=== Short problem ===
Locate the lines where "page" occurs and copy them as they stand.

=== Listed entries ===
- - - -
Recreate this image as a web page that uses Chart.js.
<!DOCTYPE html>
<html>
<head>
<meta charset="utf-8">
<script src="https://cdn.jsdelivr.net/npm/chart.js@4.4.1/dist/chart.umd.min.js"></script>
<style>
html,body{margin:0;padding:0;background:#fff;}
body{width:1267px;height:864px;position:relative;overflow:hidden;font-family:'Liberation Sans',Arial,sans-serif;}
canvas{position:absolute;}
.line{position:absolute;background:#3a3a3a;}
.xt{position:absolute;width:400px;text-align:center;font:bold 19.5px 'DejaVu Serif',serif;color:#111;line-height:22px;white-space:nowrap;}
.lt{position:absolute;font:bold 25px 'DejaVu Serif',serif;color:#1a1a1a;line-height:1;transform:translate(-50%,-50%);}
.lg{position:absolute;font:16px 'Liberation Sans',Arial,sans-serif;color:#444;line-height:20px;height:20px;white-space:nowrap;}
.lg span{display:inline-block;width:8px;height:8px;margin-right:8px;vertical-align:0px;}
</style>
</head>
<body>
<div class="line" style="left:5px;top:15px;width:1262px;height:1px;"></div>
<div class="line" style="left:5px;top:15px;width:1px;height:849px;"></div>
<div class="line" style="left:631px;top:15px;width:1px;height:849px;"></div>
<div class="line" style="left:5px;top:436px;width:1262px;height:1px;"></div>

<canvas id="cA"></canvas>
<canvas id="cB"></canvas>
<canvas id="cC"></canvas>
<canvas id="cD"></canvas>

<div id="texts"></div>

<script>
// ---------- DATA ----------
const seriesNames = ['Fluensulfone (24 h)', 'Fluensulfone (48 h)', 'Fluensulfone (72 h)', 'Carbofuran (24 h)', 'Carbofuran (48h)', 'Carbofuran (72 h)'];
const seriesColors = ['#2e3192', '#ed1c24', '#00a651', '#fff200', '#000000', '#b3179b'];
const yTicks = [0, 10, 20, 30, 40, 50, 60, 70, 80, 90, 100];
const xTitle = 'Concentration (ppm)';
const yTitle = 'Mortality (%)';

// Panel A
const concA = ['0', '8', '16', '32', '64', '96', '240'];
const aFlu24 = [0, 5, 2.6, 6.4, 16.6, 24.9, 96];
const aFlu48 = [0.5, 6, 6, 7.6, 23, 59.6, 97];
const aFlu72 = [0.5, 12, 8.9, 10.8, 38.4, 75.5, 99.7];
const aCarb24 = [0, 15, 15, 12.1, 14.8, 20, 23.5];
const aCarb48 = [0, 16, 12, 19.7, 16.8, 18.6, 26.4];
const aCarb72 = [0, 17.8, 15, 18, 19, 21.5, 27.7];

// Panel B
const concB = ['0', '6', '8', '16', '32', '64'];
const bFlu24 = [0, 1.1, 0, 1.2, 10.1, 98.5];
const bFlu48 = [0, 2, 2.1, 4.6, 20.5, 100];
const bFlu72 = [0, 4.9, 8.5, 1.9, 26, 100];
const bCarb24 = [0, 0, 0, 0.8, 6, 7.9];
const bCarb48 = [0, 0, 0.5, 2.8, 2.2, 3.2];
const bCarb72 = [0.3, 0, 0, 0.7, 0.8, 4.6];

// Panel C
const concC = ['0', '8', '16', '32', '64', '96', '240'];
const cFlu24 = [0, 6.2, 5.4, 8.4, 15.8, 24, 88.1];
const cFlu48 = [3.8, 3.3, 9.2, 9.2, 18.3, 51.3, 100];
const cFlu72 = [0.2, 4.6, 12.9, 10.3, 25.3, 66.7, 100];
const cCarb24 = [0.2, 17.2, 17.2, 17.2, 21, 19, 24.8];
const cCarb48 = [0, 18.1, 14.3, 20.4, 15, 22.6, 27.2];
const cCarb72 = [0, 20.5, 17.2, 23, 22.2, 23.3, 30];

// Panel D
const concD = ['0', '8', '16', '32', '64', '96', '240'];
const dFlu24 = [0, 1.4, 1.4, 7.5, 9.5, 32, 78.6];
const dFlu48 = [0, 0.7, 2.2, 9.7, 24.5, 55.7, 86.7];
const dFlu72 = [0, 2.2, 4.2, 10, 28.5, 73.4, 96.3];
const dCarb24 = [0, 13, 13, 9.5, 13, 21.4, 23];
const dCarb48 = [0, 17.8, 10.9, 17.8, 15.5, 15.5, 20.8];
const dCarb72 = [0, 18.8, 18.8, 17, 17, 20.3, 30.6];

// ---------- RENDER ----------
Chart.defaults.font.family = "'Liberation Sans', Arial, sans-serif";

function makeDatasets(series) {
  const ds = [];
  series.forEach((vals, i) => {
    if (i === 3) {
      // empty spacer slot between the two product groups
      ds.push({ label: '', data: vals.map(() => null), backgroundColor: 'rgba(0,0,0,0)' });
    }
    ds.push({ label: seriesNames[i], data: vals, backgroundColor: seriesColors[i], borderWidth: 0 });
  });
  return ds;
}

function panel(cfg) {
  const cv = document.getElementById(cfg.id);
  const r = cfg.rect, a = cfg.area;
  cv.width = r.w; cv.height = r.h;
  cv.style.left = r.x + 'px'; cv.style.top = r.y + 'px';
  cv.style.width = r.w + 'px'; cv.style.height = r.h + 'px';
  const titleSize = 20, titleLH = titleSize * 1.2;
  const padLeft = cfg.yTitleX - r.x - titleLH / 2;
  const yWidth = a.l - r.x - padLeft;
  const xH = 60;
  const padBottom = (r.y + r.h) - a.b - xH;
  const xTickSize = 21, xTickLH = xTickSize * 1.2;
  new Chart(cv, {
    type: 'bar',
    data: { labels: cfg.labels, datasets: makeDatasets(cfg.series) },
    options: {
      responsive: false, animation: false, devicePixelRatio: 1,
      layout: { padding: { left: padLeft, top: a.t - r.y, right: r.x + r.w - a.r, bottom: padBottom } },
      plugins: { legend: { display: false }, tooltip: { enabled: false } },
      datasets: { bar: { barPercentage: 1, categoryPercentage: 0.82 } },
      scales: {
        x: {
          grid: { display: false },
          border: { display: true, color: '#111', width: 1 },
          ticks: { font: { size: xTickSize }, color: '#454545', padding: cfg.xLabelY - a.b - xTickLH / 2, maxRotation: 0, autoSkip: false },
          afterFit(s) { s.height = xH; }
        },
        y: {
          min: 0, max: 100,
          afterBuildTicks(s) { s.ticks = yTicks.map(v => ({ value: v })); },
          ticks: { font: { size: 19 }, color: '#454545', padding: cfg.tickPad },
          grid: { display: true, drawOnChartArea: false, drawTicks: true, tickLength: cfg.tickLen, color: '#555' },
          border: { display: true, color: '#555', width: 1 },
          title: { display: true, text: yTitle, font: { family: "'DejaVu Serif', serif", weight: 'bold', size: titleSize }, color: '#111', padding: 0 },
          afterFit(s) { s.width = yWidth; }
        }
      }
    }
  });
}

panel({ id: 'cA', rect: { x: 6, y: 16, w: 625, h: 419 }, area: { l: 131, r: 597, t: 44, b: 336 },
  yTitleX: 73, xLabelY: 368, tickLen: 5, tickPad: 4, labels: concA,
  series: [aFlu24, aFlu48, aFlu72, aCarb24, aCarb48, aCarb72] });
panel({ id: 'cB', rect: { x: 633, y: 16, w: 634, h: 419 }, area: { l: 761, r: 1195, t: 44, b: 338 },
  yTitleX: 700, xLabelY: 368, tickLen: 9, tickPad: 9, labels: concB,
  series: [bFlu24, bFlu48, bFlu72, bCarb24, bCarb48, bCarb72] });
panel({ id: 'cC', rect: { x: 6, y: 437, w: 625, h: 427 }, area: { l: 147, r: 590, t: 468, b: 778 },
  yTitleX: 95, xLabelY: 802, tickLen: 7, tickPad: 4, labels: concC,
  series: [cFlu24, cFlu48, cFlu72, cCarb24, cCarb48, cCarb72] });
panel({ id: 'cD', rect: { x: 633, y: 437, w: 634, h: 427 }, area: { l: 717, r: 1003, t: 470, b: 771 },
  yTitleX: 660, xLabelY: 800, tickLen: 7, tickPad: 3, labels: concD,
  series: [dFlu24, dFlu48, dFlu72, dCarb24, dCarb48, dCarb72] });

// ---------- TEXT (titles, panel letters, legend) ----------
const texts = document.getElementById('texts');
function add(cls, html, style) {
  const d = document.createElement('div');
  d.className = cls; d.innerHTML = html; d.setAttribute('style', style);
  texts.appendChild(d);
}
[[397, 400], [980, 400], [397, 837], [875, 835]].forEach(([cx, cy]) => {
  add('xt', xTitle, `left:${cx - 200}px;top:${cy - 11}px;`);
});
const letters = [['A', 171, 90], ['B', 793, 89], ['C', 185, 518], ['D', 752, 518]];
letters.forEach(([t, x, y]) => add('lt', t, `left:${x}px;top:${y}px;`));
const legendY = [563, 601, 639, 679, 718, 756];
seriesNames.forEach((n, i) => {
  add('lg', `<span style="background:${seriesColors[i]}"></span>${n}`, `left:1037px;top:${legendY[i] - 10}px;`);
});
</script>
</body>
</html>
- - - -
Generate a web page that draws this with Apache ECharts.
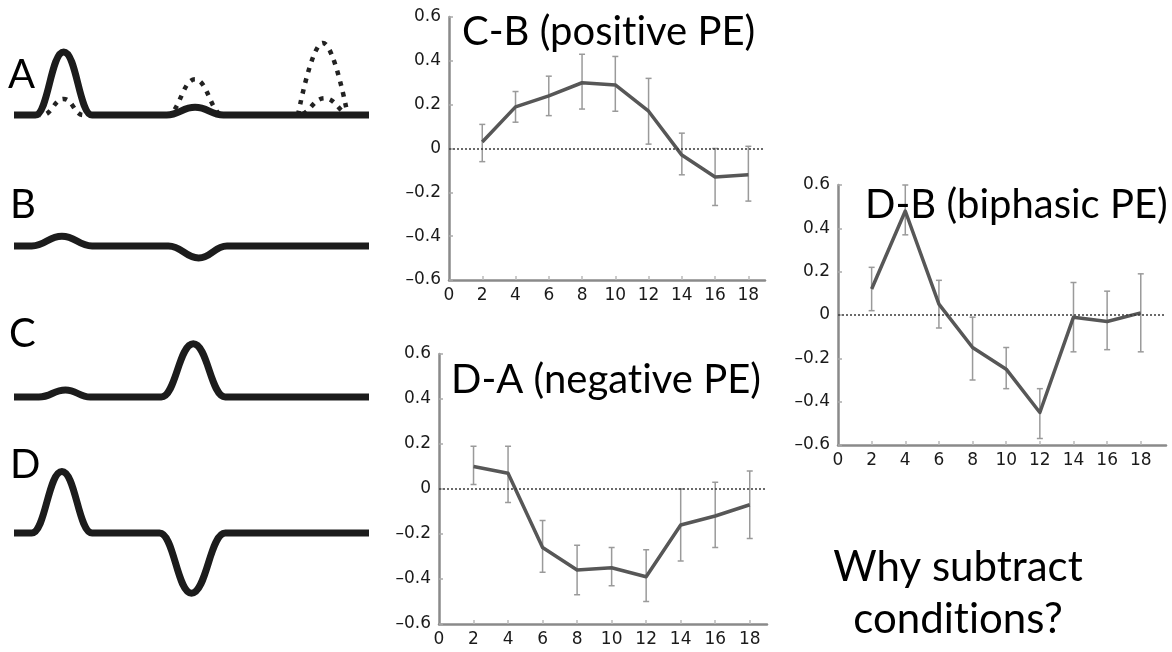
- - - -
=== Answer ===
Recreate this image as a web page that uses Chart.js.
Generate a web page that draws this with Apache ECharts.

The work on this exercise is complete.